> COLLECTED DATA:
-- Begin --

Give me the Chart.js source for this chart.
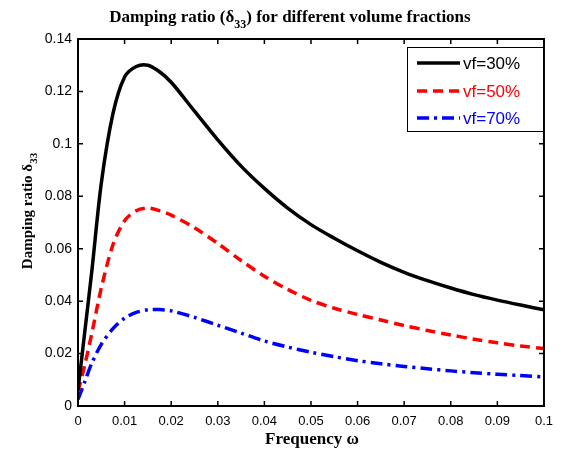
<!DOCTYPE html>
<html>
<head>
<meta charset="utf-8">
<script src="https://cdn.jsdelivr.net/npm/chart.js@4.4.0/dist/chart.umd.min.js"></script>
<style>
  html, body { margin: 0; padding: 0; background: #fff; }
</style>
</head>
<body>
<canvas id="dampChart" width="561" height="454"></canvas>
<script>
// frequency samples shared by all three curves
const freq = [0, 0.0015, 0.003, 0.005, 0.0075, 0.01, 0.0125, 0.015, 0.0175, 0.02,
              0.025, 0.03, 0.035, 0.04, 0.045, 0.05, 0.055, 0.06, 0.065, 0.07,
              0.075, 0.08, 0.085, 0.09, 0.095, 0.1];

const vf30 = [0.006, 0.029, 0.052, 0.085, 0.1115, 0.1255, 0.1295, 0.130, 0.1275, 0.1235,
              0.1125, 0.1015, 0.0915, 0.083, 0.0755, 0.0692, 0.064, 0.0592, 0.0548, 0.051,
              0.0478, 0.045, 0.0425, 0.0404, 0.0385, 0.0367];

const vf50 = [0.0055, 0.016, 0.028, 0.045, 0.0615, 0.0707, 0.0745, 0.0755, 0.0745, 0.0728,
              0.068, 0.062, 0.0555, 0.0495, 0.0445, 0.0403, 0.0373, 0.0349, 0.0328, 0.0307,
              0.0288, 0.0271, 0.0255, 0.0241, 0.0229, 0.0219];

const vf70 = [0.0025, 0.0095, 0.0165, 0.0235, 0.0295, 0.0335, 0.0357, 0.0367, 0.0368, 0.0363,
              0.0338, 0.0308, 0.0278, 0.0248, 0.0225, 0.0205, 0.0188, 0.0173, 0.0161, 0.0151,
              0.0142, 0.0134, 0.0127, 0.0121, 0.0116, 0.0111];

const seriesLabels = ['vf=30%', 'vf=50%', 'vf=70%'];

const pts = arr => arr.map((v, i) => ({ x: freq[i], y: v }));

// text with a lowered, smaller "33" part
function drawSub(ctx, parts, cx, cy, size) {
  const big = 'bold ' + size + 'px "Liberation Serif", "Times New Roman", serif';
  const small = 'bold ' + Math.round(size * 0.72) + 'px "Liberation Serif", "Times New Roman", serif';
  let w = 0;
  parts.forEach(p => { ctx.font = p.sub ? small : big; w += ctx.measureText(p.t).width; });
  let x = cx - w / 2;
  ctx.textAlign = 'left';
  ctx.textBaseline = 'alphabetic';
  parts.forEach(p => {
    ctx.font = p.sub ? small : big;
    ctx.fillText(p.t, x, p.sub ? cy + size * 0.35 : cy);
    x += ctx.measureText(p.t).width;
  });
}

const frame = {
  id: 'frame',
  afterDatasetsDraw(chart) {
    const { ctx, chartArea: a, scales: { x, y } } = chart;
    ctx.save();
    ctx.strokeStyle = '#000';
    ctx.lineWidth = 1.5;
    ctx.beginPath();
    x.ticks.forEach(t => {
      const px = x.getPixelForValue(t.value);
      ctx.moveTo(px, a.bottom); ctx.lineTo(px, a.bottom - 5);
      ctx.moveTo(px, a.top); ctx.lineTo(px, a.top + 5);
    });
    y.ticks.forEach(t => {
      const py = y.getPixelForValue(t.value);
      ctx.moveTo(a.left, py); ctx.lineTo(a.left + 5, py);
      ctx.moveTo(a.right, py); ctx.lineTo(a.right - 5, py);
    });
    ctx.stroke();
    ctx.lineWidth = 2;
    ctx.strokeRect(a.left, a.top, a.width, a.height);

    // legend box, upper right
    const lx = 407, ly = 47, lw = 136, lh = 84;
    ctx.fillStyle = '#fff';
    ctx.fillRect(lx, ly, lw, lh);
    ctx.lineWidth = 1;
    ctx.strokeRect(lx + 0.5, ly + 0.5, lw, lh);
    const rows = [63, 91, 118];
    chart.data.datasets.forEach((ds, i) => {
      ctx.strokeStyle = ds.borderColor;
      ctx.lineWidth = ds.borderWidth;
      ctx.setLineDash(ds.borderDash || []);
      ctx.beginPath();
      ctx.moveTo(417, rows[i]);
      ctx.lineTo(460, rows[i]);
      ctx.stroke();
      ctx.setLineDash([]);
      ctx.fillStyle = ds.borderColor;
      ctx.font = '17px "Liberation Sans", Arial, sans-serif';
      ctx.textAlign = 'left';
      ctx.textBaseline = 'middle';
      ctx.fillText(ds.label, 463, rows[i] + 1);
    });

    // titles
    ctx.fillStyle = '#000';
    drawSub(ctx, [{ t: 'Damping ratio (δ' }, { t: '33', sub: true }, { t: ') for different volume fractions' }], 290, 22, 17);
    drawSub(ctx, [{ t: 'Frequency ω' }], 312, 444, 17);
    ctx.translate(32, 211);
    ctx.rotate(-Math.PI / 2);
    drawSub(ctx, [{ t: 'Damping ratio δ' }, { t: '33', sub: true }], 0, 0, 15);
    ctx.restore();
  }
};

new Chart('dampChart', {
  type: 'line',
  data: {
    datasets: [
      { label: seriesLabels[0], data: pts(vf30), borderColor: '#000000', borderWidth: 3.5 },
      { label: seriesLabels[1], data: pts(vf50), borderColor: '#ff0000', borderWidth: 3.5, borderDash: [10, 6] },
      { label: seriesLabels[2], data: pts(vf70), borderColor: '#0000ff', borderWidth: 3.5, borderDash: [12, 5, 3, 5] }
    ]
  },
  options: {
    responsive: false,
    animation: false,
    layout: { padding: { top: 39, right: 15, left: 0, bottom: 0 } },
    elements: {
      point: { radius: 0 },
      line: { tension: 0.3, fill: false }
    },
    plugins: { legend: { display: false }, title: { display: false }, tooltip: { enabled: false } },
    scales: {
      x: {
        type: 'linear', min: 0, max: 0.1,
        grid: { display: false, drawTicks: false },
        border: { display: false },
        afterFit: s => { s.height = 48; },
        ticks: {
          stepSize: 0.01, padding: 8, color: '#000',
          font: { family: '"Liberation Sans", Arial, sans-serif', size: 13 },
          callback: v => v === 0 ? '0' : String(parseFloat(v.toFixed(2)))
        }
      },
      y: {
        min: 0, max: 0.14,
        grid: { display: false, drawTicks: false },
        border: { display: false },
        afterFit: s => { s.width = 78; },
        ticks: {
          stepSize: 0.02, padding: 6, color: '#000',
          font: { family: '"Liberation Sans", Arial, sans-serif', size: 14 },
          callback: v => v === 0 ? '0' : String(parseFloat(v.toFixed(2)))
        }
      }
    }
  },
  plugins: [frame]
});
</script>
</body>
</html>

-- End --

> TASK: All the lines above are to be reproduced exactly, except the pictures.

> ANSWER TO THIS EXERCISE:
Give me the Chart.js source for this chart.
<!DOCTYPE html>
<html>
<head>
<meta charset="utf-8">
<script src="https://cdn.jsdelivr.net/npm/chart.js@4.4.0/dist/chart.umd.min.js"></script>
<style>
  html, body { margin: 0; padding: 0; background: #fff; }
</style>
</head>
<body>
<canvas id="dampChart" width="561" height="454"></canvas>
<script>
// frequency samples shared by all three curves
const freq = [0, 0.0015, 0.003, 0.005, 0.0075, 0.01, 0.0125, 0.015, 0.0175, 0.02,
              0.025, 0.03, 0.035, 0.04, 0.045, 0.05, 0.055, 0.06, 0.065, 0.07,
              0.075, 0.08, 0.085, 0.09, 0.095, 0.1];

const vf30 = [0.006, 0.029, 0.052, 0.085, 0.1115, 0.1255, 0.1295, 0.130, 0.1275, 0.1235,
              0.1125, 0.1015, 0.0915, 0.083, 0.0755, 0.0692, 0.064, 0.0592, 0.0548, 0.051,
              0.0478, 0.045, 0.0425, 0.0404, 0.0385, 0.0367];

const vf50 = [0.0055, 0.016, 0.028, 0.045, 0.0615, 0.0707, 0.0745, 0.0755, 0.0745, 0.0728,
              0.068, 0.062, 0.0555, 0.0495, 0.0445, 0.0403, 0.0373, 0.0349, 0.0328, 0.0307,
              0.0288, 0.0271, 0.0255, 0.0241, 0.0229, 0.0219];

const vf70 = [0.0025, 0.0095, 0.0165, 0.0235, 0.0295, 0.0335, 0.0357, 0.0367, 0.0368, 0.0363,
              0.0338, 0.0308, 0.0278, 0.0248, 0.0225, 0.0205, 0.0188, 0.0173, 0.0161, 0.0151,
              0.0142, 0.0134, 0.0127, 0.0121, 0.0116, 0.0111];

const seriesLabels = ['vf=30%', 'vf=50%', 'vf=70%'];

const pts = arr => arr.map((v, i) => ({ x: freq[i], y: v }));

// text with a lowered, smaller "33" part
function drawSub(ctx, parts, cx, cy, size) {
  const big = 'bold ' + size + 'px "Liberation Serif", "Times New Roman", serif';
  const small = 'bold ' + Math.round(size * 0.72) + 'px "Liberation Serif", "Times New Roman", serif';
  let w = 0;
  parts.forEach(p => { ctx.font = p.sub ? small : big; w += ctx.measureText(p.t).width; });
  let x = cx - w / 2;
  ctx.textAlign = 'left';
  ctx.textBaseline = 'alphabetic';
  parts.forEach(p => {
    ctx.font = p.sub ? small : big;
    ctx.fillText(p.t, x, p.sub ? cy + size * 0.35 : cy);
    x += ctx.measureText(p.t).width;
  });
}

const frame = {
  id: 'frame',
  afterDatasetsDraw(chart) {
    const { ctx, chartArea: a, scales: { x, y } } = chart;
    ctx.save();
    ctx.strokeStyle = '#000';
    ctx.lineWidth = 1.5;
    ctx.beginPath();
    x.ticks.forEach(t => {
      const px = x.getPixelForValue(t.value);
      ctx.moveTo(px, a.bottom); ctx.lineTo(px, a.bottom - 5);
      ctx.moveTo(px, a.top); ctx.lineTo(px, a.top + 5);
    });
    y.ticks.forEach(t => {
      const py = y.getPixelForValue(t.value);
      ctx.moveTo(a.left, py); ctx.lineTo(a.left + 5, py);
      ctx.moveTo(a.right, py); ctx.lineTo(a.right - 5, py);
    });
    ctx.stroke();
    ctx.lineWidth = 2;
    ctx.strokeRect(a.left, a.top, a.width, a.height);

    // legend box, upper right
    const lx = 407, ly = 47, lw = 136, lh = 84;
    ctx.fillStyle = '#fff';
    ctx.fillRect(lx, ly, lw, lh);
    ctx.lineWidth = 1;
    ctx.strokeRect(lx + 0.5, ly + 0.5, lw, lh);
    const rows = [63, 91, 118];
    chart.data.datasets.forEach((ds, i) => {
      ctx.strokeStyle = ds.borderColor;
      ctx.lineWidth = ds.borderWidth;
      ctx.setLineDash(ds.borderDash || []);
      ctx.beginPath();
      ctx.moveTo(417, rows[i]);
      ctx.lineTo(460, rows[i]);
      ctx.stroke();
      ctx.setLineDash([]);
      ctx.fillStyle = ds.borderColor;
      ctx.font = '17px "Liberation Sans", Arial, sans-serif';
      ctx.textAlign = 'left';
      ctx.textBaseline = 'middle';
      ctx.fillText(ds.label, 463, rows[i] + 1);
    });

    // titles
    ctx.fillStyle = '#000';
    drawSub(ctx, [{ t: 'Damping ratio (δ' }, { t: '33', sub: true }, { t: ') for different volume fractions' }], 290, 22, 17);
    drawSub(ctx, [{ t: 'Frequency ω' }], 312, 444, 17);
    ctx.translate(32, 211);
    ctx.rotate(-Math.PI / 2);
    drawSub(ctx, [{ t: 'Damping ratio δ' }, { t: '33', sub: true }], 0, 0, 15);
    ctx.restore();
  }
};

new Chart('dampChart', {
  type: 'line',
  data: {
    datasets: [
      { label: seriesLabels[0], data: pts(vf30), borderColor: '#000000', borderWidth: 3.5 },
      { label: seriesLabels[1], data: pts(vf50), borderColor: '#ff0000', borderWidth: 3.5, borderDash: [10, 6] },
      { label: seriesLabels[2], data: pts(vf70), borderColor: '#0000ff', borderWidth: 3.5, borderDash: [12, 5, 3, 5] }
    ]
  },
  options: {
    responsive: false,
    animation: false,
    layout: { padding: { top: 39, right: 15, left: 0, bottom: 0 } },
    elements: {
      point: { radius: 0 },
      line: { tension: 0.3, fill: false }
    },
    plugins: { legend: { display: false }, title: { display: false }, tooltip: { enabled: false } },
    scales: {
      x: {
        type: 'linear', min: 0, max: 0.1,
        grid: { display: false, drawTicks: false },
        border: { display: false },
        afterFit: s => { s.height = 48; },
        ticks: {
          stepSize: 0.01, padding: 8, color: '#000',
          font: { family: '"Liberation Sans", Arial, sans-serif', size: 13 },
          callback: v => v === 0 ? '0' : String(parseFloat(v.toFixed(2)))
        }
      },
      y: {
        min: 0, max: 0.14,
        grid: { display: false, drawTicks: false },
        border: { display: false },
        afterFit: s => { s.width = 78; },
        ticks: {
          stepSize: 0.02, padding: 6, color: '#000',
          font: { family: '"Liberation Sans", Arial, sans-serif', size: 14 },
          callback: v => v === 0 ? '0' : String(parseFloat(v.toFixed(2)))
        }
      }
    }
  },
  plugins: [frame]
});
</script>
</body>
</html>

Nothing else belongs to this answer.